Laurier has opened a research office in Yellowknife, Northwest Territories, allowing the university to further develop its national and international leadership in cold regions research. The office was officially opened during a celebration in late September.
The office is home to year-round staff, primarily research associates and postdoctoral fellows. It also provides a workspace to visiting faculty, students and staff and serves as a base for Laurier’s research activities in the North, as well as for liaising with partners, including various levels of government and Indigenous communities.
“Laurier has a longstanding commitment to research and to local communities in the Northwest Territories,” said Robert Gordon, Laurier’s vice-president research and acting provost. “Establishing a research office in Yellowknife will allow us to maintain an ongoing presence in the North, expand our capacity for year-round research and deepen our relationships with our partners.”
Laurier established a research partnership with the Government of the Northwest Territories in 2010 to expand the government’s capacity to conduct environmental research and monitoring, as well as to enhance its ability to manage its natural resources for future generations.
Laurier’s research priorities in the North include research on climate change, water, permafrost, forest ecology, northern food security and infrastructure development.
Although there will be no university classes held at the office, it will periodically host special events during which the public can learn about Laurier’s research and partnerships. The office will also serve as a base for organizing community outreach activities elsewhere in the Northwest Territories.

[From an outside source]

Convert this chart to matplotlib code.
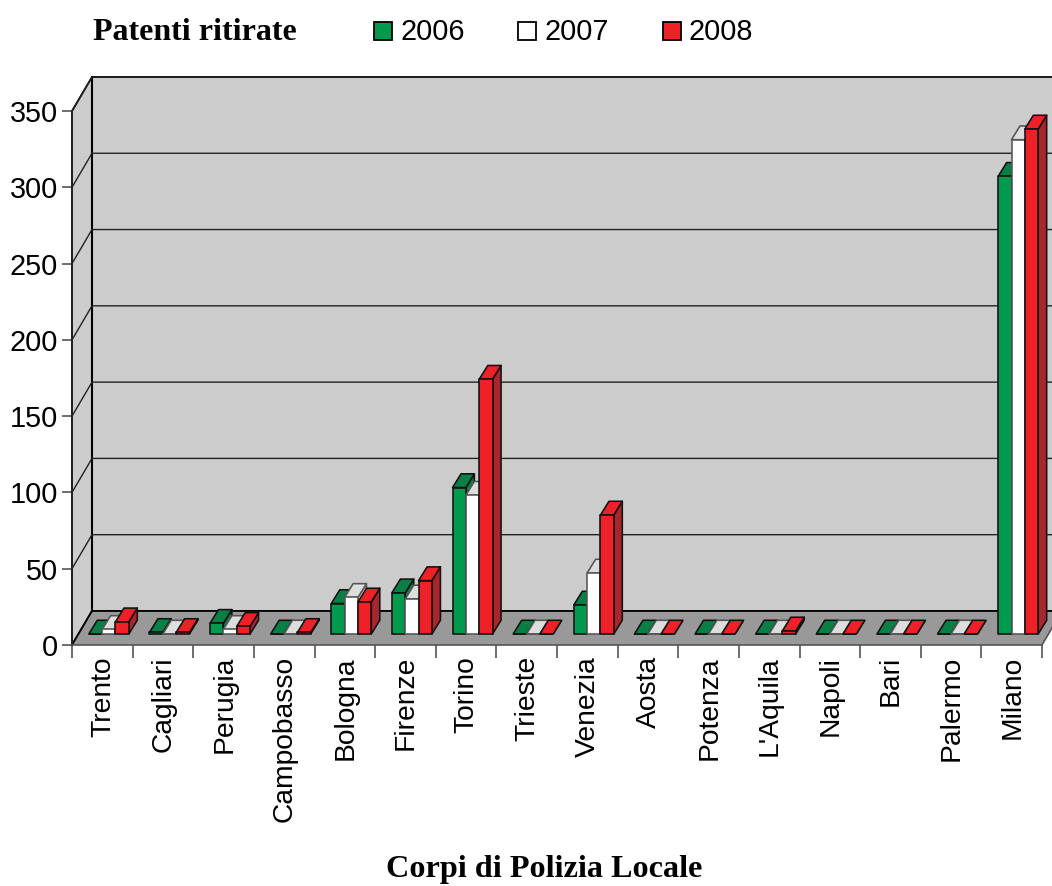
import matplotlib
matplotlib.use("Agg")
import matplotlib.pyplot as plt
from matplotlib.patches import Polygon, Rectangle

plt.rcParams['font.family'] = ['Liberation Sans', 'DejaVu Sans']

# data
cities = ['Trento', 'Cagliari', 'Perugia', 'Campobasso', 'Bologna', 'Firenze', 'Torino', 'Trieste',
          'Venezia', 'Aosta', 'Potenza', "L'Aquila", 'Napoli', 'Bari', 'Palermo', 'Milano']
years = ['2006', '2007', '2008']
v2006 = [0, 1, 7, 0, 20, 27, 96, 0, 19, 0, 0, 0, 0, 0, 0, 300]
v2007 = [3, 0, 3, 0, 24, 23, 91, 0, 40, 0, 0, 0, 0, 0, 0, 324]
v2008 = [8, 1, 5, 1, 21, 35, 167, 0, 78, 0, 0, 2, 0, 0, 0, 331]
y_ticks = [0, 50, 100, 150, 200, 250, 300, 350]

# colours: front, top, side, edge
colors = [('#009A4E', '#0A7F45', '#0A7F45', '#111111'),
          ('white', '#DDDDDD', '#DDDDDD', '#555555'),
          ('#EE2028', '#EE2028', '#A8262E', '#111111')]

W, H = 1052, 886
fig = plt.figure(figsize=(W / 100, H / 100), dpi=100)
ax = fig.add_axes([72 / W, (H - 645) / H, 970 / W, 534 / H])
ax.set_xlim(0, 16)
ax.set_ylim(0, 350)
for s in ax.spines.values():
    s.set_visible(False)
ax.patch.set_visible(False)

# depth of the box and of the bars, in data units
box_dx, box_dy = 0.33, 22.3
bar_dx, bar_dy = 0.14, 9.0
off_dx, off_dy = 0.107, 7.2
bar_w = 0.22
gap = (1 - 3 * bar_w) / 2
x_end = 16.7


def poly(pts, fc, ec='black', lw=1.15, z=1):
    ax.add_patch(Polygon(pts, closed=True, fc=fc, ec=ec, lw=lw, zorder=z, clip_on=False, joinstyle='round'))


# walls and floor
poly([(0, 0), (box_dx, box_dy), (box_dx, 350 + box_dy), (0, 350)], '#CCCCCC', lw=1.3)
poly([(box_dx, box_dy), (x_end, box_dy), (x_end, 350 + box_dy), (box_dx, 350 + box_dy)], '#CCCCCC', lw=1.3)
poly([(0, 0), (16, 0), (16 + box_dx, box_dy), (box_dx, box_dy)], '#999999', ec='none', lw=0)
ax.plot([0, box_dx, x_end], [0, box_dy, box_dy], color='black', lw=1.3, zorder=2, clip_on=False)
ax.plot([box_dx, box_dx], [box_dy, 350 + box_dy], color='black', lw=1.5, zorder=2, clip_on=False)
ax.plot([0, 0], [0, 350], color='#222222', lw=1.3, zorder=2, clip_on=False)
ax.plot([0, 16], [0, 0], color='#555555', lw=1.2, zorder=2, clip_on=False)
ax.plot([16, 16 + box_dx], [0, box_dy], color='#555555', lw=1.2, zorder=2, clip_on=False)

# gridlines on both walls
for t in y_ticks[1:]:
    ax.plot([0, box_dx, x_end], [t, t + box_dy, t + box_dy], color='#222222', lw=1.0, zorder=2, clip_on=False)

# bars
z = 3
for i in range(len(cities)):
    for j, vals in enumerate([v2006, v2007, v2008]):
        v = vals[i]
        front, top, side, edge = colors[j]
        x0 = i + gap + j * bar_w + off_dx
        x1 = x0 + bar_w
        y0 = off_dy
        y1 = off_dy + v
        poly([(x1, y0), (x1 + bar_dx, y0 + bar_dy), (x1 + bar_dx, y1 + bar_dy), (x1, y1)], side, ec=edge, z=z)
        poly([(x0, y1), (x1, y1), (x1 + bar_dx, y1 + bar_dy), (x0 + bar_dx, y1 + bar_dy)], top, ec=edge, z=z)
        poly([(x0, y0), (x1, y0), (x1, y1), (x0, y1)], front, ec=edge, z=z)
        z += 0.01

# axes ticks
ax.set_yticks(y_ticks)
ax.set_xticks(range(17))
ax.set_xticks([i + 0.51 for i in range(16)], minor=True)
ax.set_xticklabels([])
ax.set_xticklabels(cities, minor=True, rotation=90, va='top', ha='center')
ax.tick_params(axis='y', length=7, width=1.2, color='#555555', labelsize=20.8, pad=3)
ax.tick_params(axis='x', which='major', length=9, width=1.2, color='#555555')
ax.tick_params(axis='x', which='minor', length=0, labelsize=20.3, pad=8)

# header and axis title
serif = ['Liberation Serif', 'DejaVu Serif']
fig.text(93 / W, 1 - 32 / H, 'Patenti ritirate', family=serif, weight='bold', fontsize=23, va='center', ha='left')
fig.text(544 / W, 1 - 870 / H, 'Corpi di Polizia Locale', family=serif, weight='bold', fontsize=23.2,
         va='center', ha='center')

# legend
for x, label, c in zip([374, 518, 663], years, colors):
    fig.add_artist(Rectangle((x / W, 1 - 40 / H), 18 / W, 18 / H, transform=fig.transFigure,
                             fc=c[0], ec='black', lw=1.3))
    fig.text((x + 26) / W, 1 - 32 / H, label, fontsize=20.8, va='center', ha='left')

fig.savefig('out.png', dpi=100)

The Yellowknife office is just one part of Laurier’s commitment to the North. Laurier’s Changing Arctic Network research team is using $8.2 million in funding from the Canada Foundation for Innovation, the Northwest Territories government and Laurier to build state-of-the art research stations throughout the North. The funding will also support 20 “living laboratories,” each representing a widely occurring bio-physical environment, as well as updates to three environment and natural resources laboratories in the Northwest Territories.